Neither the Chinese nor Russian embassies in Washington
responded to several requests for comment. But after Google
accused Chinese hackers of breaking into its systems in 2010,
Chinese officials gave this statement: “China is committed to
protecting the legitimate rights and interests of foreign
companies in our country.”
Still, United States security experts and government officials
say they are increasingly concerned about breaches from within
these countries into corporate networks — whether through mobile
devices or other means.
Last week, James R. Clapper, the director of national
intelligence, warned in testimony before the Senate Intelligence
Committee about theft of trade secrets by “entities” within
China and Russia. And Mike McConnell, a former director of
national intelligence, and now a private consultant, said in an
interview, “In looking at computer systems of consequence — in
government, Congress, at the Department of Defense, aerospace,
companies with valuable trade secrets — we’ve not examined one
yet that has not been infected by an advanced persistent
threat.”
Both China and Russia prohibit travelers from entering the
country with encrypted devices unless they have government
permission. When officials from those countries visit the United
States, they take extra precautions to prevent the hacking of
their portable devices, according to security experts.

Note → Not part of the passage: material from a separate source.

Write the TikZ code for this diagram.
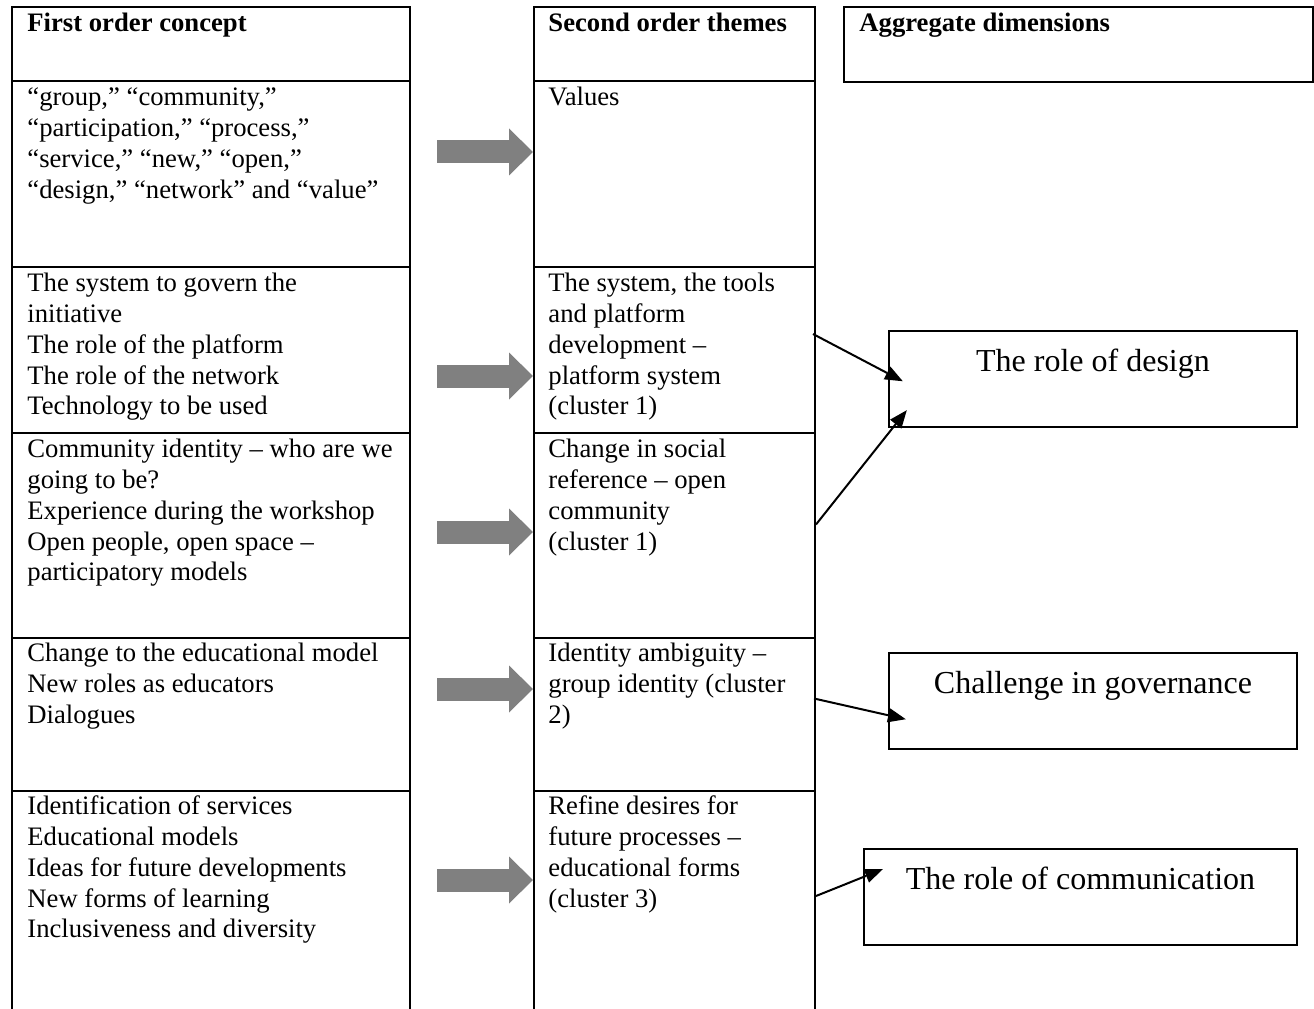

Now, United States companies, government agencies and
organizations are doing the same by imposing do-not-carry rules.
Representative Mike Rogers, the Michigan Republican who is
chairman of the House Intelligence Committee, said its members
could bring only “clean” devices to China and were forbidden
from connecting to the government’s network while abroad. As for
himself, he said he traveled “electronically naked.”
At the State Department, employees get specific instruction on
how to secure their devices in Russia and China, and are briefed
annually on general principles of security. At the Brookings
Institution, Mr. Lieberthal advises companies that do business
in China. He said that there was no formal policy mandating that
employees leave their devices at home, “but they certainly
educate employees who travel to China and Russia to do so.”
McAfee, the security company, said that if any employee’s device
was inspected at the Chinese border, it could never be plugged
into McAfee’s network again. Ever. “We just wouldn’t take the
risk,” said Simon Hunt, a vice president.
At AirPatrol, a company based in Columbia, Md., that specializes
in wireless security systems, employees take only loaner devices
to China and Russia, never enable Bluetooth and always switch
off the microphone and camera. “We operate under the assumption
that we will inevitably be compromised,” said Tom Kellermann,
the company’s chief technology officer and a member of President
Obama’s commission on cybersecurity.
Google said it would not comment on its internal travel
policies, but employees who spoke on condition of anonymity said
the company prohibited them from bringing sensitive data to
China, required they bring only loaner laptops or have their
devices inspected upon their return.
Federal lawmakers are considering bills aimed at thwarting
cybertheft of trade secrets, although it is unclear whether this
legislation would directly address problems that arise from
business trips overseas.
In the meantime, companies are leaking critical information,
often without realizing it.
“The Chinese are very good at covering their tracks,” said Scott
Aken, a former F.B.I. agent who specialized in
counterintelligence and computer intrusion. “In most cases,
companies don’t realize they’ve been burned until years later
when a foreign competitor puts out their very same product —
only they’re making it 30 percent cheaper.”
“We’ve already lost our manufacturing base,” he said. “Now we’re
losing our R.& D. base. If we lose that, what do we fall
back on?”
A version of this article appeared in print on February 11,
2012, on page A1 of the New York edition with the headline:
Traveling Light in a Time of Digital Thievery.